## [INFORMATION SHOWN]

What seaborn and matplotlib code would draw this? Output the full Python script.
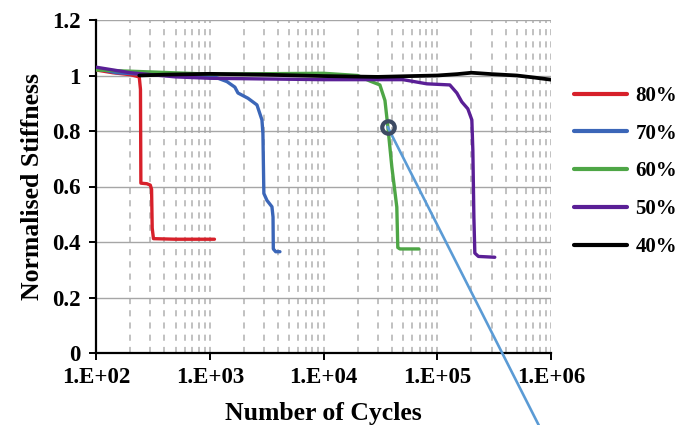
import numpy as np
import pandas as pd
import matplotlib
matplotlib.use("Agg")
import matplotlib.pyplot as plt
import seaborn as sns
from matplotlib.ticker import LogLocator, FixedLocator, FuncFormatter

# ---- data ----
labels = ["80%", "70%", "60%", "50%", "40%"]
colors = ["#d7202a", "#3b66b8", "#4ea646", "#5a1f96", "#000000"]

red_x = [100, 140, 200, 240, 246, 248, 280, 300, 308, 312, 320, 500, 1100]
red_y = [1.02, 1.01, 1.003, 0.995, 0.95, 0.612, 0.61, 0.605, 0.59, 0.45, 0.412, 0.41, 0.41]

blue_x = [100, 150, 300, 700, 1067, 1416, 1663, 1770, 2167, 2600, 2876, 2934, 2990, 3183, 3522, 3600, 3620, 3800, 4140]
blue_y = [1.025, 1.01, 1.003, 1.0, 0.997, 0.978, 0.958, 0.937, 0.918, 0.894, 0.84, 0.79, 0.575, 0.55, 0.527, 0.49, 0.375, 0.365, 0.365]

green_x = [100, 1000, 10000, 20000, 25600, 31300, 34700, 36800, 39900, 44100, 45000, 47000, 69000]
green_y = [1.02, 1.005, 1.008, 1.0, 0.98, 0.966, 0.91, 0.815, 0.67, 0.526, 0.38, 0.375, 0.375]

purple_x = [100, 200, 500, 1000, 10000, 50000, 81100, 129000, 148700, 164400, 185700, 201400, 205600, 209900, 214000, 230000, 320500]
purple_y = [1.03, 1.01, 0.995, 0.99, 0.985, 0.985, 0.97, 0.966, 0.937, 0.905, 0.88, 0.84, 0.73, 0.49, 0.36, 0.348, 0.345]

black_x = [240, 400, 1000, 3000, 10000, 30000, 60000, 100000, 150000, 200000, 300000, 500000, 700000, 1000000]
black_y = [1.0, 1.003, 1.006, 1.003, 0.998, 0.995, 0.998, 1.0, 1.005, 1.01, 1.005, 1.0, 0.993, 0.985]

series_x = [red_x, blue_x, green_x, purple_x, black_x]
series_y = [red_y, blue_y, green_y, purple_y, black_y]

x_ticks = [1e2, 1e3, 1e4, 1e5, 1e6]
x_ticklabels = ["1.E+02", "1.E+03", "1.E+04", "1.E+05", "1.E+06"]
y_ticks = [0, 0.2, 0.4, 0.6, 0.8, 1.0, 1.2]
y_ticklabels = ["0", "0.2", "0.4", "0.6", "0.8", "1", "1.2"]

marker_x = [3.66e4]
marker_y = [0.815]
pointer_x = [3.66e4, 7.8e5]
pointer_y = [0.815, -0.26]

# ---- plot ----
sns.set_theme(style="white")
plt.rcParams["font.family"] = ["Liberation Serif", "DejaVu Serif"]
plt.rcParams["font.weight"] = "bold"
for k in ["text.color", "axes.labelcolor", "xtick.color", "ytick.color"]:
    plt.rcParams[k] = "black"

fig = plt.figure(figsize=(6.8, 4.25), dpi=100)
ax = fig.add_axes([96 / 680, 1 - 353 / 425, (551 - 96) / 680, (353 - 20) / 425])

frames = []
for lab, xs, ys in zip(labels, series_x, series_y):
    frames.append(pd.DataFrame({"cycles": xs, "stiffness": ys, "load": lab}))
df = pd.concat(frames, ignore_index=True)

for lab, col in zip(labels, colors):
    sub = df[df["load"] == lab]
    sns.lineplot(data=sub, x="cycles", y="stiffness", ax=ax, color=col,
                 lw=2.7 if lab == "40%" else 2.4, estimator=None, sort=False,
                 label=lab, zorder=3 if lab != "40%" else 4)

ax.set_xscale("log")
ax.set_xlim(1e2, 1e6)
ax.set_ylim(0, 1.2)

# grid
ax.yaxis.set_major_locator(FixedLocator(y_ticks))
ax.set_yticklabels(y_ticklabels)
ax.xaxis.set_major_locator(FixedLocator(x_ticks))
ax.set_xticklabels(x_ticklabels)
ax.xaxis.set_minor_locator(LogLocator(base=10, subs=np.arange(2, 10), numticks=20))
ax.xaxis.set_minor_formatter(FuncFormatter(lambda v, p: ""))
ax.grid(axis="y", which="major", color="#a6a6a6", lw=1.0, ls="-", zorder=0)
ax.grid(axis="x", which="both", color="#b0b0b0", lw=1.1, ls=(0, (4, 4)), zorder=0)
ax.set_axisbelow(True)

for s in ["top", "right"]:
    ax.spines[s].set_visible(False)
for s in ["left", "bottom"]:
    ax.spines[s].set_color("black")
    ax.spines[s].set_linewidth(1.6)

ax.tick_params(axis="both", which="major", direction="out", length=5, width=1.4,
               color="black", labelcolor="black", labelsize=16.5, bottom=True, left=True)
ax.tick_params(axis="x", which="major", pad=5)
ax.tick_params(axis="y", which="major", pad=6)
ax.tick_params(axis="x", which="minor", length=0)
for t in ax.get_xticklabels() + ax.get_yticklabels():
    t.set_fontweight("bold")

ax.set_xlabel("Number of Cycles", fontsize=18.5, fontweight="bold", labelpad=10, color="black")
ax.set_ylabel("Normalised Stiffness", fontsize=18.5, fontweight="bold", labelpad=6, color="black")

# annotation pointer
ax.plot(pointer_x, pointer_y, color="#5b9bd5", lw=1.9, clip_on=False, zorder=5)
ax.plot(marker_x, marker_y, marker="o", ms=9, mew=3, mfc="none",
        mec="#3d4a63", ls="none", zorder=6, clip_on=False)

leg = ax.legend(loc="upper left", bbox_to_anchor=(574 / 680, 1 - 86 / 425),
                bbox_transform=fig.transFigure, frameon=False,
                prop={"family": "Liberation Serif", "weight": "bold", "size": 15},
                handlelength=2.55, handletextpad=0.4, labelspacing=0.85,
                borderpad=0, borderaxespad=0)
for lh in leg.get_lines():
    lh.set_linewidth(3)
for t in leg.get_texts():
    t.set_color("black")

fig.savefig("out.png", dpi=100)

## [REQUIREMENTS]
Take the lines from the start of the material to the line with "0.38, 0.375, 0.375]", both included, and transcribe them exactly without the pictures.

## [RESULT]
What seaborn and matplotlib code would draw this? Output the full Python script.
import numpy as np
import pandas as pd
import matplotlib
matplotlib.use("Agg")
import matplotlib.pyplot as plt
import seaborn as sns
from matplotlib.ticker import LogLocator, FixedLocator, FuncFormatter

# ---- data ----
labels = ["80%", "70%", "60%", "50%", "40%"]
colors = ["#d7202a", "#3b66b8", "#4ea646", "#5a1f96", "#000000"]

red_x = [100, 140, 200, 240, 246, 248, 280, 300, 308, 312, 320, 500, 1100]
red_y = [1.02, 1.01, 1.003, 0.995, 0.95, 0.612, 0.61, 0.605, 0.59, 0.45, 0.412, 0.41, 0.41]

blue_x = [100, 150, 300, 700, 1067, 1416, 1663, 1770, 2167, 2600, 2876, 2934, 2990, 3183, 3522, 3600, 3620, 3800, 4140]
blue_y = [1.025, 1.01, 1.003, 1.0, 0.997, 0.978, 0.958, 0.937, 0.918, 0.894, 0.84, 0.79, 0.575, 0.55, 0.527, 0.49, 0.375, 0.365, 0.365]

green_x = [100, 1000, 10000, 20000, 25600, 31300, 34700, 36800, 39900, 44100, 45000, 47000, 69000]
green_y = [1.02, 1.005, 1.008, 1.0, 0.98, 0.966, 0.91, 0.815, 0.67, 0.526, 0.38, 0.375, 0.375]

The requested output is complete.